- GIVEN MATERIAL:
## begin
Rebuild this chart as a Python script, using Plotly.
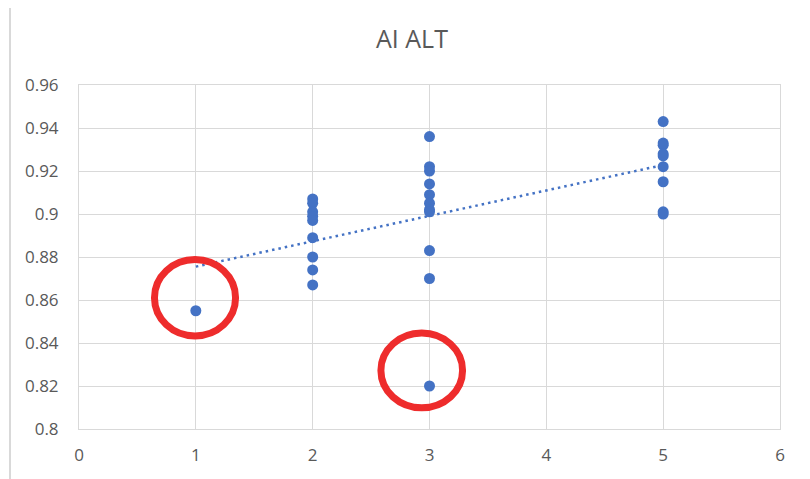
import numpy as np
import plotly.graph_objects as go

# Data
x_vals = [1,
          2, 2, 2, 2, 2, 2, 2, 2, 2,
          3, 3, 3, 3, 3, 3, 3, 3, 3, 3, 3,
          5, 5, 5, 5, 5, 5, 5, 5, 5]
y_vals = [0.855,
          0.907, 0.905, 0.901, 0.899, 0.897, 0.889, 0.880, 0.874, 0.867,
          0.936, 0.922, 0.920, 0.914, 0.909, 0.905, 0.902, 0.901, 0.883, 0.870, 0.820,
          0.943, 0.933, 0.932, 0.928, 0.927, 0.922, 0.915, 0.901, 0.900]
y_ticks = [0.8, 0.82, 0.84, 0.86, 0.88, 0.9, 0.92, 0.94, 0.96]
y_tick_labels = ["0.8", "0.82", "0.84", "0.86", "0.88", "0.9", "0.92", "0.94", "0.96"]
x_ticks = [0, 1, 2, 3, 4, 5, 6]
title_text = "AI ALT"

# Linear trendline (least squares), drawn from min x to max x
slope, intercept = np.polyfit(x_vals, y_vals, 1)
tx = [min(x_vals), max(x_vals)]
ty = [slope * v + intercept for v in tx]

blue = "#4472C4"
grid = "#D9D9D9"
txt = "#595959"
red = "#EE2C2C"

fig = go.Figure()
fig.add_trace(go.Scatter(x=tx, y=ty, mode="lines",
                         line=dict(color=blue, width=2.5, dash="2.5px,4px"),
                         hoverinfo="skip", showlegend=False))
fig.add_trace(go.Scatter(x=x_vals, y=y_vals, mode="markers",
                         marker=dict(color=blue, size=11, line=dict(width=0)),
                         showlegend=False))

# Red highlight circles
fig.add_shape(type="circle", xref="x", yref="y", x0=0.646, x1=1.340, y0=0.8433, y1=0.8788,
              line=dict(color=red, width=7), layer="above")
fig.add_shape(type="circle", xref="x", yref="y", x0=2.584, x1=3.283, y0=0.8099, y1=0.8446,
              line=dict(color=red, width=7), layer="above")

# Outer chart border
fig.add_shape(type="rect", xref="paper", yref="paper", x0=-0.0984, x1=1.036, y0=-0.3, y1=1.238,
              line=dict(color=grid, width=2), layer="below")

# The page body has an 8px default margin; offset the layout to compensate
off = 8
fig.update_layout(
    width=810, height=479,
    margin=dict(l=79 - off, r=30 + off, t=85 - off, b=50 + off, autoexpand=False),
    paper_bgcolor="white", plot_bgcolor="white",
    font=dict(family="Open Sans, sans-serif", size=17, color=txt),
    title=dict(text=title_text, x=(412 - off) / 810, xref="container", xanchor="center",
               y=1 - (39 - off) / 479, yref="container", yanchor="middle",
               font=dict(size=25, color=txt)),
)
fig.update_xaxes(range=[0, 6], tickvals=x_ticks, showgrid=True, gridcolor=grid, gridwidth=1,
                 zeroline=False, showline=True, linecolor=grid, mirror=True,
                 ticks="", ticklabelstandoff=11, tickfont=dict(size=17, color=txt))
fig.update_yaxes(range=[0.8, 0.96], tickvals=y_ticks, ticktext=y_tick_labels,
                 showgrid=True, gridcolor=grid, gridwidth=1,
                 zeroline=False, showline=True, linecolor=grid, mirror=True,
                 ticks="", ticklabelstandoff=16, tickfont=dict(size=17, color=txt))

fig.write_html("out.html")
## end
- STATED TASK:
Skipping the pictures, transcribe each line above exactly as it appears.

- ANSWER TO THE PROBLEM:
Rebuild this chart as a Python script, using Plotly.
import numpy as np
import plotly.graph_objects as go

# Data
x_vals = [1,
          2, 2, 2, 2, 2, 2, 2, 2, 2,
          3, 3, 3, 3, 3, 3, 3, 3, 3, 3, 3,
          5, 5, 5, 5, 5, 5, 5, 5, 5]
y_vals = [0.855,
          0.907, 0.905, 0.901, 0.899, 0.897, 0.889, 0.880, 0.874, 0.867,
          0.936, 0.922, 0.920, 0.914, 0.909, 0.905, 0.902, 0.901, 0.883, 0.870, 0.820,
          0.943, 0.933, 0.932, 0.928, 0.927, 0.922, 0.915, 0.901, 0.900]
y_ticks = [0.8, 0.82, 0.84, 0.86, 0.88, 0.9, 0.92, 0.94, 0.96]
y_tick_labels = ["0.8", "0.82", "0.84", "0.86", "0.88", "0.9", "0.92", "0.94", "0.96"]
x_ticks = [0, 1, 2, 3, 4, 5, 6]
title_text = "AI ALT"

# Linear trendline (least squares), drawn from min x to max x
slope, intercept = np.polyfit(x_vals, y_vals, 1)
tx = [min(x_vals), max(x_vals)]
ty = [slope * v + intercept for v in tx]

blue = "#4472C4"
grid = "#D9D9D9"
txt = "#595959"
red = "#EE2C2C"

fig = go.Figure()
fig.add_trace(go.Scatter(x=tx, y=ty, mode="lines",
                         line=dict(color=blue, width=2.5, dash="2.5px,4px"),
                         hoverinfo="skip", showlegend=False))
fig.add_trace(go.Scatter(x=x_vals, y=y_vals, mode="markers",
                         marker=dict(color=blue, size=11, line=dict(width=0)),
                         showlegend=False))

# Red highlight circles
fig.add_shape(type="circle", xref="x", yref="y", x0=0.646, x1=1.340, y0=0.8433, y1=0.8788,
              line=dict(color=red, width=7), layer="above")
fig.add_shape(type="circle", xref="x", yref="y", x0=2.584, x1=3.283, y0=0.8099, y1=0.8446,
              line=dict(color=red, width=7), layer="above")

# Outer chart border
fig.add_shape(type="rect", xref="paper", yref="paper", x0=-0.0984, x1=1.036, y0=-0.3, y1=1.238,
              line=dict(color=grid, width=2), layer="below")

# The page body has an 8px default margin; offset the layout to compensate
off = 8
fig.update_layout(
    width=810, height=479,
    margin=dict(l=79 - off, r=30 + off, t=85 - off, b=50 + off, autoexpand=False),
    paper_bgcolor="white", plot_bgcolor="white",
    font=dict(family="Open Sans, sans-serif", size=17, color=txt),
    title=dict(text=title_text, x=(412 - off) / 810, xref="container", xanchor="center",
               y=1 - (39 - off) / 479, yref="container", yanchor="middle",
               font=dict(size=25, color=txt)),
)
fig.update_xaxes(range=[0, 6], tickvals=x_ticks, showgrid=True, gridcolor=grid, gridwidth=1,
                 zeroline=False, showline=True, linecolor=grid, mirror=True,
                 ticks="", ticklabelstandoff=11, tickfont=dict(size=17, color=txt))
fig.update_yaxes(range=[0.8, 0.96], tickvals=y_ticks, ticktext=y_tick_labels,
                 showgrid=True, gridcolor=grid, gridwidth=1,
                 zeroline=False, showline=True, linecolor=grid, mirror=True,
                 ticks="", ticklabelstandoff=16, tickfont=dict(size=17, color=txt))

fig.write_html("out.html")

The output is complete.